Set problem. Exactly as written, quote every line that follows, skipping the images.

Data excerpt.
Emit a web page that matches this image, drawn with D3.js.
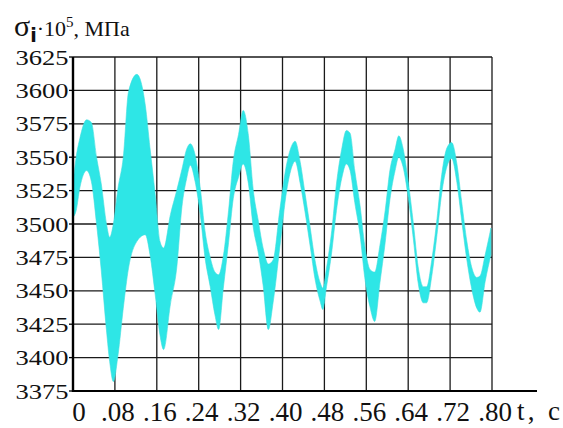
<!DOCTYPE html>
<html>
<head>
    <meta charset="UTF-8">
    <script src="https://d3js.org/d3.v7.min.js"></script>
</head>
<body style="margin:0">
    <div id="chart"></div>

    <script>
        // Signal envelope: time (s), upper and lower edge of the trace
        const time = [
            0, 0.006, 0.013, 0.026, 0.035, 0.045, 0.054, 0.064, 0.070, 0.077, 0.086, 0.096, 0.106, 0.122, 0.138, 0.147, 0.157, 0.166, 0.173, 0.186, 0.198,
            0.208, 0.217, 0.224, 0.233, 0.243, 0.252, 0.262, 0.271, 0.278, 0.287, 0.297, 0.306, 0.316, 0.325, 0.335, 0.344, 0.354, 0.363, 0.373, 0.382, 0.395,
            0.408, 0.418, 0.424, 0.434, 0.443, 0.453, 0.462, 0.472, 0.477, 0.484, 0.494, 0.503, 0.513, 0.522, 0.529, 0.538, 0.548, 0.557, 0.567, 0.576, 0.586, 0.596, 0.605,
            0.615, 0.622, 0.630, 0.640, 0.650, 0.659, 0.669, 0.675, 0.685, 0.695, 0.704, 0.714, 0.723, 0.733, 0.742, 0.752, 0.761, 0.771, 0.777, 0.787, 0.798
        ];
        const upper = [
            3530, 3550, 3564, 3578, 3576, 3550, 3530, 3500, 3490, 3500, 3527, 3550, 3599, 3612, 3589, 3557, 3522, 3487, 3482, 3507, 3525,
            3541, 3556, 3560, 3552, 3527, 3495, 3475, 3464, 3462, 3476, 3510, 3547, 3567, 3585, 3566, 3526, 3502, 3482, 3470, 3473, 3511,
            3545, 3559, 3562, 3546, 3523, 3497, 3473, 3456, 3452, 3467, 3495, 3530, 3556, 3570, 3568, 3540, 3514, 3484, 3466, 3464, 3484, 3510, 3540,
            3556, 3566, 3557, 3532, 3500, 3468, 3453, 3453, 3473, 3504, 3537, 3557, 3561, 3545, 3517, 3487, 3468, 3460, 3461, 3477, 3497
        ];
        const lower = [
            3505, 3510, 3527, 3540, 3532, 3500, 3465, 3420, 3397, 3382, 3402, 3437, 3467, 3487, 3492, 3477, 3447, 3417, 3406, 3440, 3467,
            3513, 3534, 3544, 3532, 3507, 3475, 3453, 3432, 3421, 3452, 3486, 3519, 3535, 3545, 3530, 3498, 3478, 3454, 3421, 3441, 3483,
            3525, 3543, 3547, 3530, 3509, 3483, 3459, 3442, 3436, 3453, 3479, 3510, 3534, 3545, 3540, 3516, 3492, 3460, 3438, 3427, 3456, 3486, 3518,
            3540, 3550, 3543, 3520, 3488, 3456, 3441, 3441, 3461, 3492, 3523, 3543, 3549, 3531, 3503, 3473, 3452, 3437, 3434, 3457, 3477
        ];

        // Axis ticks
        const yTicks = [3375, 3400, 3425, 3450, 3475, 3500, 3525, 3550, 3575, 3600, 3625];
        const xTicks = [0, 0.08, 0.16, 0.24, 0.32, 0.40, 0.48, 0.56, 0.64, 0.72, 0.80];
        const xTickLabels = ["0", ".08", ".16", ".24", ".32", ".40", ".48", ".56", ".64", ".72", ".80"];

        const width = 563;
        const height = 428;
        const margin = {top: 57, right: 71, bottom: 37, left: 73};
        const serif = "serif";

        const svg = d3.select("#chart")
            .append("svg")
            .attr("width", width)
            .attr("height", height);

        const x = d3.scaleLinear()
            .domain([0, 0.8])
            .range([margin.left, width - margin.right]);

        const y = d3.scaleLinear()
            .domain([3375, 3625])
            .range([height - margin.bottom, margin.top]);

        // Grid
        svg.append("g")
            .selectAll("line")
            .data(yTicks)
            .join("line")
            .attr("x1", x(0))
            .attr("x2", x(0.8))
            .attr("y1", d => y(d))
            .attr("y2", d => y(d))
            .attr("stroke", "#1a1a1a")
            .attr("stroke-width", 1.3);

        svg.append("g")
            .selectAll("line")
            .data(xTicks)
            .join("line")
            .attr("x1", d => x(d))
            .attr("x2", d => x(d))
            .attr("y1", y(3625))
            .attr("y2", y(3375))
            .attr("stroke", "#1a1a1a")
            .attr("stroke-width", 1.3);

        // Signal band
        const idx = d3.range(time.length);
        const area = d3.area()
            .x(i => x(time[i]))
            .y0(i => y(lower[i]))
            .y1(i => y(upper[i]))
            .curve(d3.curveMonotoneX);

        svg.append("path")
            .attr("d", area(idx))
            .attr("fill", "#2ee6e6")
            .attr("stroke", "#3fdede")
            .attr("stroke-width", 0.6);

        // Axes lines
        svg.append("line")
            .attr("x1", x(0)).attr("x2", x(0))
            .attr("y1", y(3625)).attr("y2", y(3375) + 1)
            .attr("stroke", "#000")
            .attr("stroke-width", 2.4);

        svg.append("line")
            .attr("x1", x(0)).attr("x2", 537)
            .attr("y1", y(3375)).attr("y2", y(3375))
            .attr("stroke", "#000")
            .attr("stroke-width", 2);

        // Y tick marks and labels
        svg.append("g")
            .selectAll("line")
            .data(yTicks)
            .join("line")
            .attr("x1", x(0) - 4)
            .attr("x2", x(0))
            .attr("y1", d => y(d))
            .attr("y2", d => y(d))
            .attr("stroke", "#000")
            .attr("stroke-width", 1.3);

        svg.append("g")
            .selectAll("text")
            .data(yTicks)
            .join("text")
            .attr("x", 15.5)
            .attr("y", d => y(d) + 7.5)
            .style("font-family", serif)
            .attr("font-size", 21)
            .attr("fill", "#111")
            .attr("textLength", 53)
            .attr("lengthAdjust", "spacingAndGlyphs")
            .text(d => d);

        // X tick labels
        svg.append("g")
            .selectAll("text")
            .data(xTicks)
            .join("text")
            .attr("x", (d, i) => x(d) + (i === 0 ? 6 : 3))
            .attr("y", 421)
            .style("font-family", serif)
            .attr("font-size", 27)
            .attr("fill", "#111")
            .attr("text-anchor", "middle")
            .text((d, i) => xTickLabels[i]);

        // Axis titles
        svg.append("text")
            .attr("x", 517)
            .attr("y", 420)
            .style("font-family", serif)
            .attr("font-size", 27)
            .attr("fill", "#111")
            .attr("textLength", 43)
            .attr("lengthAdjust", "spacing")
            .text("t, c");

        const title = svg.append("text")
            .attr("x", 14)
            .attr("y", 36)
            .style("font-family", serif)
            .attr("font-size", 22)
            .attr("fill", "#111");
        title.append("tspan").attr("font-size", 30).text("σ");
        title.append("tspan")
            .attr("font-size", 19)
            .attr("font-weight", "bold")
            .style("font-family", "DejaVu Sans")
            .attr("dy", 6)
            .text("i");
        title.append("tspan").attr("dy", -6).text("·10");
        title.append("tspan").attr("font-size", 15).attr("dy", -9).text("5");
        title.append("tspan").attr("dy", 9).text(", МПа");
    </script>
</body>
</html>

Solved exercise.
Emit a web page that matches this image, drawn with D3.js.
<!DOCTYPE html>
<html>
<head>
    <meta charset="UTF-8">
    <script src="https://d3js.org/d3.v7.min.js"></script>
</head>
<body style="margin:0">
    <div id="chart"></div>

    <script>
        // Signal envelope: time (s), upper and lower edge of the trace
        const time = [
            0, 0.006, 0.013, 0.026, 0.035, 0.045, 0.054, 0.064, 0.070, 0.077, 0.086, 0.096, 0.106, 0.122, 0.138, 0.147, 0.157, 0.166, 0.173, 0.186, 0.198,
            0.208, 0.217, 0.224, 0.233, 0.243, 0.252, 0.262, 0.271, 0.278, 0.287, 0.297, 0.306, 0.316, 0.325, 0.335, 0.344, 0.354, 0.363, 0.373, 0.382, 0.395,
            0.408, 0.418, 0.424, 0.434, 0.443, 0.453, 0.462, 0.472, 0.477, 0.484, 0.494, 0.503, 0.513, 0.522, 0.529, 0.538, 0.548, 0.557, 0.567, 0.576, 0.586, 0.596, 0.605,
            0.615, 0.622, 0.630, 0.640, 0.650, 0.659, 0.669, 0.675, 0.685, 0.695, 0.704, 0.714, 0.723, 0.733, 0.742, 0.752, 0.761, 0.771, 0.777, 0.787, 0.798
        ];
        const upper = [
            3530, 3550, 3564, 3578, 3576, 3550, 3530, 3500, 3490, 3500, 3527, 3550, 3599, 3612, 3589, 3557, 3522, 3487, 3482, 3507, 3525,
            3541, 3556, 3560, 3552, 3527, 3495, 3475, 3464, 3462, 3476, 3510, 3547, 3567, 3585, 3566, 3526, 3502, 3482, 3470, 3473, 3511,
            3545, 3559, 3562, 3546, 3523, 3497, 3473, 3456, 3452, 3467, 3495, 3530, 3556, 3570, 3568, 3540, 3514, 3484, 3466, 3464, 3484, 3510, 3540,
            3556, 3566, 3557, 3532, 3500, 3468, 3453, 3453, 3473, 3504, 3537, 3557, 3561, 3545, 3517, 3487, 3468, 3460, 3461, 3477, 3497
        ];
        const lower = [
            3505, 3510, 3527, 3540, 3532, 3500, 3465, 3420, 3397, 3382, 3402, 3437, 3467, 3487, 3492, 3477, 3447, 3417, 3406, 3440, 3467,
            3513, 3534, 3544, 3532, 3507, 3475, 3453, 3432, 3421, 3452, 3486, 3519, 3535, 3545, 3530, 3498, 3478, 3454, 3421, 3441, 3483,
            3525, 3543, 3547, 3530, 3509, 3483, 3459, 3442, 3436, 3453, 3479, 3510, 3534, 3545, 3540, 3516, 3492, 3460, 3438, 3427, 3456, 3486, 3518,
            3540, 3550, 3543, 3520, 3488, 3456, 3441, 3441, 3461, 3492, 3523, 3543, 3549, 3531, 3503, 3473, 3452, 3437, 3434, 3457, 3477
        ];

        // Axis ticks
        const yTicks = [3375, 3400, 3425, 3450, 3475, 3500, 3525, 3550, 3575, 3600, 3625];
        const xTicks = [0, 0.08, 0.16, 0.24, 0.32, 0.40, 0.48, 0.56, 0.64, 0.72, 0.80];
        const xTickLabels = ["0", ".08", ".16", ".24", ".32", ".40", ".48", ".56", ".64", ".72", ".80"];

        const width = 563;
        const height = 428;
        const margin = {top: 57, right: 71, bottom: 37, left: 73};
        const serif = "serif";

        const svg = d3.select("#chart")
            .append("svg")
            .attr("width", width)
            .attr("height", height);

        const x = d3.scaleLinear()
            .domain([0, 0.8])
            .range([margin.left, width - margin.right]);

        const y = d3.scaleLinear()
            .domain([3375, 3625])
            .range([height - margin.bottom, margin.top]);

        // Grid
        svg.append("g")
            .selectAll("line")
            .data(yTicks)
            .join("line")
            .attr("x1", x(0))
            .attr("x2", x(0.8))
            .attr("y1", d => y(d))
            .attr("y2", d => y(d))
            .attr("stroke", "#1a1a1a")
            .attr("stroke-width", 1.3);

        svg.append("g")
            .selectAll("line")
            .data(xTicks)
            .join("line")
            .attr("x1", d => x(d))
            .attr("x2", d => x(d))
            .attr("y1", y(3625))
            .attr("y2", y(3375))
            .attr("stroke", "#1a1a1a")
            .attr("stroke-width", 1.3);

        // Signal band
        const idx = d3.range(time.length);
        const area = d3.area()
            .x(i => x(time[i]))
            .y0(i => y(lower[i]))
            .y1(i => y(upper[i]))
            .curve(d3.curveMonotoneX);

        svg.append("path")
            .attr("d", area(idx))
            .attr("fill", "#2ee6e6")
            .attr("stroke", "#3fdede")
            .attr("stroke-width", 0.6);

        // Axes lines
        svg.append("line")
            .attr("x1", x(0)).attr("x2", x(0))
            .attr("y1", y(3625)).attr("y2", y(3375) + 1)
            .attr("stroke", "#000")
            .attr("stroke-width", 2.4);

        svg.append("line")
            .attr("x1", x(0)).attr("x2", 537)
            .attr("y1", y(3375)).attr("y2", y(3375))
            .attr("stroke", "#000")
            .attr("stroke-width", 2);

        // Y tick marks and labels
        svg.append("g")
            .selectAll("line")
            .data(yTicks)
            .join("line")
            .attr("x1", x(0) - 4)
            .attr("x2", x(0))
            .attr("y1", d => y(d))
            .attr("y2", d => y(d))
            .attr("stroke", "#000")
            .attr("stroke-width", 1.3);

        svg.append("g")
            .selectAll("text")
            .data(yTicks)
            .join("text")
            .attr("x", 15.5)
            .attr("y", d => y(d) + 7.5)
            .style("font-family", serif)
            .attr("font-size", 21)
            .attr("fill", "#111")
            .attr("textLength", 53)
            .attr("lengthAdjust", "spacingAndGlyphs")
            .text(d => d);

        // X tick labels
        svg.append("g")
            .selectAll("text")
            .data(xTicks)
            .join("text")
            .attr("x", (d, i) => x(d) + (i === 0 ? 6 : 3))
            .attr("y", 421)
            .style("font-family", serif)
            .attr("font-size", 27)
            .attr("fill", "#111")
            .attr("text-anchor", "middle")
            .text((d, i) => xTickLabels[i]);

        // Axis titles
        svg.append("text")
            .attr("x", 517)
            .attr("y", 420)
            .style("font-family", serif)
            .attr("font-size", 27)
            .attr("fill", "#111")
            .attr("textLength", 43)
            .attr("lengthAdjust", "spacing")
            .text("t, c");

        const title = svg.append("text")
            .attr("x", 14)
            .attr("y", 36)
            .style("font-family", serif)
            .attr("font-size", 22)
            .attr("fill", "#111");
        title.append("tspan").attr("font-size", 30).text("σ");
        title.append("tspan")
            .attr("font-size", 19)
            .attr("font-weight", "bold")
            .style("font-family", "DejaVu Sans")
            .attr("dy", 6)
            .text("i");
        title.append("tspan").attr("dy", -6).text("·10");
        title.append("tspan").attr("font-size", 15).attr("dy", -9).text("5");
        title.append("tspan").attr("dy", 9).text(", МПа");
    </script>
</body>
</html>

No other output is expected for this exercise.